> [Exercise directions]:
Please work out how many lines in the material contain "this" and give only that figure.

> [Excerpted records]:
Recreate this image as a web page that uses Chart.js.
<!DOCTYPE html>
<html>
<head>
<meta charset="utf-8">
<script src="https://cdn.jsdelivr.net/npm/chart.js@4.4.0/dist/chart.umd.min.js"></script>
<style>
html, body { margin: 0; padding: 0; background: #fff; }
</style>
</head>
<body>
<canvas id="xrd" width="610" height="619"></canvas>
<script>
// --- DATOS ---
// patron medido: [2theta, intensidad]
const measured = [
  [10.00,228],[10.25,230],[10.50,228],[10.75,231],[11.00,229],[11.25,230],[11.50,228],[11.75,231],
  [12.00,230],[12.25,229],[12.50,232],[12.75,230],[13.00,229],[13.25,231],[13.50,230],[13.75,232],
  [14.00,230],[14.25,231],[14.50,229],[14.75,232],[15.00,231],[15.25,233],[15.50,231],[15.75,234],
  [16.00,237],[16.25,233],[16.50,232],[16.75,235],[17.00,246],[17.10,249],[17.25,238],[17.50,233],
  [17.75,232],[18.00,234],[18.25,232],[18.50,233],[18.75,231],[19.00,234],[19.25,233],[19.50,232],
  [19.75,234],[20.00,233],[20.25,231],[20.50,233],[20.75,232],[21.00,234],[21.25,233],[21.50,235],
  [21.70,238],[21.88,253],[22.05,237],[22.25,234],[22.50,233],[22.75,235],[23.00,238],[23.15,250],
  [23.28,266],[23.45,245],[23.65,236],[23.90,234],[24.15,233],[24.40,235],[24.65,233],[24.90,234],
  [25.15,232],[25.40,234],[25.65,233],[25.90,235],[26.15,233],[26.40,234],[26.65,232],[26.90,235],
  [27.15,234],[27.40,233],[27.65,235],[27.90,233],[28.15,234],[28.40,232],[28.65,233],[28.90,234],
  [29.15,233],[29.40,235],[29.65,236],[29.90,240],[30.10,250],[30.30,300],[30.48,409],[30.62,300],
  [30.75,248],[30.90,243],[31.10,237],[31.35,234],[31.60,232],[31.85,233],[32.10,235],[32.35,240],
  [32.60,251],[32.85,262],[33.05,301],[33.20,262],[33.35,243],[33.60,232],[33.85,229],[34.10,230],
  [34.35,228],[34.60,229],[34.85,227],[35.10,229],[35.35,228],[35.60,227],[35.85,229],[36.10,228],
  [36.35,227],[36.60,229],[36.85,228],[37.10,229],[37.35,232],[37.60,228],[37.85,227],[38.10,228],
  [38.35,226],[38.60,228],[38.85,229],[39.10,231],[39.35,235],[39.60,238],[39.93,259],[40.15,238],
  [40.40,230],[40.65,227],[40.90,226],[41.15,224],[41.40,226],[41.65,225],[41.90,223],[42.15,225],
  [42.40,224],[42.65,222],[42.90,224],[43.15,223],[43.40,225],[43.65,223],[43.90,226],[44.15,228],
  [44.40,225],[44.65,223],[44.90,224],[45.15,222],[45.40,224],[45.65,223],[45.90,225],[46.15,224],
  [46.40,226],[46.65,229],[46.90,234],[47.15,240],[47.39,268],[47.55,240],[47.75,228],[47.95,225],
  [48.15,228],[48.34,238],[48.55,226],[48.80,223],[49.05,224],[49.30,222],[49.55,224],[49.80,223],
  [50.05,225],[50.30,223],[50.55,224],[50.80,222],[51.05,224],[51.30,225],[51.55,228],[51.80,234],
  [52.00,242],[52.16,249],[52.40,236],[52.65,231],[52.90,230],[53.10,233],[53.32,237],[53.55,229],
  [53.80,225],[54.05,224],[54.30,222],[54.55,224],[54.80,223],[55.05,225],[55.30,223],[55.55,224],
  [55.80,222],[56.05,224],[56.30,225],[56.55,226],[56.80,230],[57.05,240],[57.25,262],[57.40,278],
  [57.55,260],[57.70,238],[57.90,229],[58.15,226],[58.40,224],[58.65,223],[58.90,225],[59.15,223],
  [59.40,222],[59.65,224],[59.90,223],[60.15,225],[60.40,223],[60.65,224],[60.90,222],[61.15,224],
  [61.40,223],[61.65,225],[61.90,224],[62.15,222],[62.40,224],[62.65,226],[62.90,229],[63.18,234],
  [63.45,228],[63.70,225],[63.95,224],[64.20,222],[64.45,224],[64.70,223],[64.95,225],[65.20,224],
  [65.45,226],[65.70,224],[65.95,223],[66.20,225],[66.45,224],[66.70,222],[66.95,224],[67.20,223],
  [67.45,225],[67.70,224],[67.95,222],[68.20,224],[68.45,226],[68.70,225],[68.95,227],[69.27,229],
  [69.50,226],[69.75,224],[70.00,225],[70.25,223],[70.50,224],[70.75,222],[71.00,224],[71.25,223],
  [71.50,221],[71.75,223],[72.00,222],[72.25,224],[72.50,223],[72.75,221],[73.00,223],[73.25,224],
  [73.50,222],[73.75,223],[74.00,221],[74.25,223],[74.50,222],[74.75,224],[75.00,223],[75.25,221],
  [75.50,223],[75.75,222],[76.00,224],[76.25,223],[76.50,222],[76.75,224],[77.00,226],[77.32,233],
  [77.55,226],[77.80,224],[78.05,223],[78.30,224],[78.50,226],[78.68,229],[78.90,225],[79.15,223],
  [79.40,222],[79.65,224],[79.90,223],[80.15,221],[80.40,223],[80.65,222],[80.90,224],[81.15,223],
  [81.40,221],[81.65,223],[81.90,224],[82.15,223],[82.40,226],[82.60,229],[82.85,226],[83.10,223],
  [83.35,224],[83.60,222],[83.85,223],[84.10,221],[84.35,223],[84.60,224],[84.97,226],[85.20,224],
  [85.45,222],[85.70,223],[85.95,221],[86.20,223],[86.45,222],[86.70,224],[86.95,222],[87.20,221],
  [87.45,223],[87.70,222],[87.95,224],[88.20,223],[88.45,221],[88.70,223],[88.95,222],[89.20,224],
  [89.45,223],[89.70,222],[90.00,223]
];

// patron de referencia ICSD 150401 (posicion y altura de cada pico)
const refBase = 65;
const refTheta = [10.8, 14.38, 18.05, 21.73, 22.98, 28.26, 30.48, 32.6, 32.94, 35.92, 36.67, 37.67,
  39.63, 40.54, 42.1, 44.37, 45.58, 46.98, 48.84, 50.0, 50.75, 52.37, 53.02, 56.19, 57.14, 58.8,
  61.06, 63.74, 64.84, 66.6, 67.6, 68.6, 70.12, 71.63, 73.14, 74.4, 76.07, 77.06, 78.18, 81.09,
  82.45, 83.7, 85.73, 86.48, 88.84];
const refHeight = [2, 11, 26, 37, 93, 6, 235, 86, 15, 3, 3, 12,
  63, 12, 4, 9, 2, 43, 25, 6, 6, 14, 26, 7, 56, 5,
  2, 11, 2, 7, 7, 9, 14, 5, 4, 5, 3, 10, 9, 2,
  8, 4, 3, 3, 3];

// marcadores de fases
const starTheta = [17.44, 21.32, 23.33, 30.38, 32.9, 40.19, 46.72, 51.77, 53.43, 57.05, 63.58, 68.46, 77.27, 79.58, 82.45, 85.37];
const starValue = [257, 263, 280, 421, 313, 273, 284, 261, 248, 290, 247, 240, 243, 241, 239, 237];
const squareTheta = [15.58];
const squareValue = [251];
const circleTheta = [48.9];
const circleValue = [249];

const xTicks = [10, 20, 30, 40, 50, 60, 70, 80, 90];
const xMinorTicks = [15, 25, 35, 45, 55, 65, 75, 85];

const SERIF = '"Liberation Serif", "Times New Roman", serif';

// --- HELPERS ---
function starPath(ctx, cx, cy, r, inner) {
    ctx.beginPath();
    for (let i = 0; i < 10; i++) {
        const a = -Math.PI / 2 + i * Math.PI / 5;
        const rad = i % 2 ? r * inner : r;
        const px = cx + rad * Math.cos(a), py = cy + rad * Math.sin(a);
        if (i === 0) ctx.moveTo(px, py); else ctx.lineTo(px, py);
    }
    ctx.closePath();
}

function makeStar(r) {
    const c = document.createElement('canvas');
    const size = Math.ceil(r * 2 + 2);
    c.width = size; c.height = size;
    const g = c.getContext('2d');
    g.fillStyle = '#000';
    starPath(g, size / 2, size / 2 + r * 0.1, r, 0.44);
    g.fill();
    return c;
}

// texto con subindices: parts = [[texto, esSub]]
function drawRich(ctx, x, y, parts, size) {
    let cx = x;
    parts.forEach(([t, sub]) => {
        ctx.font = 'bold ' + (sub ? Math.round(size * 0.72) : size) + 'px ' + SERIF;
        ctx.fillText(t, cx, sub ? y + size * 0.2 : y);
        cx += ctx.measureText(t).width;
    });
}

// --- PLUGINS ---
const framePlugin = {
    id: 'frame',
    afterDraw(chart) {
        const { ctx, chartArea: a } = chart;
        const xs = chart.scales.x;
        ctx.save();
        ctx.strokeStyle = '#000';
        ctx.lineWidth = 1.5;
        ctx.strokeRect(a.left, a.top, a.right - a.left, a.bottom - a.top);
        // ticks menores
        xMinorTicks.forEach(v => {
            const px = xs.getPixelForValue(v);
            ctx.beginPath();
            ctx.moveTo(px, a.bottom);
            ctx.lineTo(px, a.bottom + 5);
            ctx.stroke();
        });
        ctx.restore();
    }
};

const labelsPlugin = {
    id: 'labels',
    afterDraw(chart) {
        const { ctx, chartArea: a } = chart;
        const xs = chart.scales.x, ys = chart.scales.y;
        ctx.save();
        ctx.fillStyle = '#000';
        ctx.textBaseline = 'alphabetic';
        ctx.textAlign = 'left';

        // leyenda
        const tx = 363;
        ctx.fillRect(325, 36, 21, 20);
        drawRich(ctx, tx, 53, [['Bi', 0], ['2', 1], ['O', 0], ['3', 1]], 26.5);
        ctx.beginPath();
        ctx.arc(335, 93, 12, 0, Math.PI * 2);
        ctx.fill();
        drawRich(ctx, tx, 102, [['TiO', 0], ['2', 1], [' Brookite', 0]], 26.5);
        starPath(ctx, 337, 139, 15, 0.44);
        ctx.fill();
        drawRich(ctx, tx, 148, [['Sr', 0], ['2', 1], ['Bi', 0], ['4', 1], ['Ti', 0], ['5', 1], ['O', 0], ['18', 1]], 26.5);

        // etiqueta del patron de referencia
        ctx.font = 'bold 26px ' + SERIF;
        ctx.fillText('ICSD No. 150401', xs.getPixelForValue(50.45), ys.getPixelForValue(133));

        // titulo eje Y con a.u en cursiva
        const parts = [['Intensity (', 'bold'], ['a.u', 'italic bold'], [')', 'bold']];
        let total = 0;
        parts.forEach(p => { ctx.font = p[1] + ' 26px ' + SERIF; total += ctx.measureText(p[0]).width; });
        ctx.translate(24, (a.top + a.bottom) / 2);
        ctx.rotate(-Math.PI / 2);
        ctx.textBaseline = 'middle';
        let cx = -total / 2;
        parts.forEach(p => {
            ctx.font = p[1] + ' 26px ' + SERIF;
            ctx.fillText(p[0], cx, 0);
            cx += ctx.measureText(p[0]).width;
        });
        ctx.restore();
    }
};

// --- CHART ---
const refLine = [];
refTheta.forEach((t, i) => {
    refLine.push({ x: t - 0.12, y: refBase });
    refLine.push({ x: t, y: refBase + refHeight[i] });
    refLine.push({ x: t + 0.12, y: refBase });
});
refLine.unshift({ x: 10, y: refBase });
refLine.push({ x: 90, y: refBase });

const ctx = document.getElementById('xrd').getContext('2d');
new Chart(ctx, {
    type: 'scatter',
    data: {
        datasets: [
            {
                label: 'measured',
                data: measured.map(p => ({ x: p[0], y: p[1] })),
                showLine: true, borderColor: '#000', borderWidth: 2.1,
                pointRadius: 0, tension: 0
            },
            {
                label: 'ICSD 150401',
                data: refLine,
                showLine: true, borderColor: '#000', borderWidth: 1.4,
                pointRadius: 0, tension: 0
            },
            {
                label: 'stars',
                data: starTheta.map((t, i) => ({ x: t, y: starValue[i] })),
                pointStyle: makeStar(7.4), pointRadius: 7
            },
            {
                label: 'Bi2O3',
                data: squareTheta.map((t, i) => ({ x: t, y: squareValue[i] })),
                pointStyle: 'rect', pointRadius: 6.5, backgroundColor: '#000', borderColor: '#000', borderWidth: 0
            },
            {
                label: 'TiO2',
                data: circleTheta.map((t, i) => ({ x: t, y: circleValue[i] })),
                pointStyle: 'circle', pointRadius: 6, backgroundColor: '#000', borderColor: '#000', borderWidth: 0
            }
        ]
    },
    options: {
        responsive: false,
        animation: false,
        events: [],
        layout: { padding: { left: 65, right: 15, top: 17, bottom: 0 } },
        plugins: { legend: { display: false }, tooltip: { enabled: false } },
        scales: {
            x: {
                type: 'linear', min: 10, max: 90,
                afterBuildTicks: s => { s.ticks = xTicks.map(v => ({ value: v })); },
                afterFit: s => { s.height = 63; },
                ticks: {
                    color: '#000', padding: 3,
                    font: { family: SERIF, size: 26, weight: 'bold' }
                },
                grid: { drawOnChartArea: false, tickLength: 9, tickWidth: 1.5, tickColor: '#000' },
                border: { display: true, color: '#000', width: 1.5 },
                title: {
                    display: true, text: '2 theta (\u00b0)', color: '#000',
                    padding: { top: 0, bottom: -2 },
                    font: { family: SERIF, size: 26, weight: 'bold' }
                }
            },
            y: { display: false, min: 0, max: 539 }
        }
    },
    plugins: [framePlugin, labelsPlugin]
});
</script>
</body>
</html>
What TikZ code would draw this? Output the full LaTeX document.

> [Solution to the problem]:
2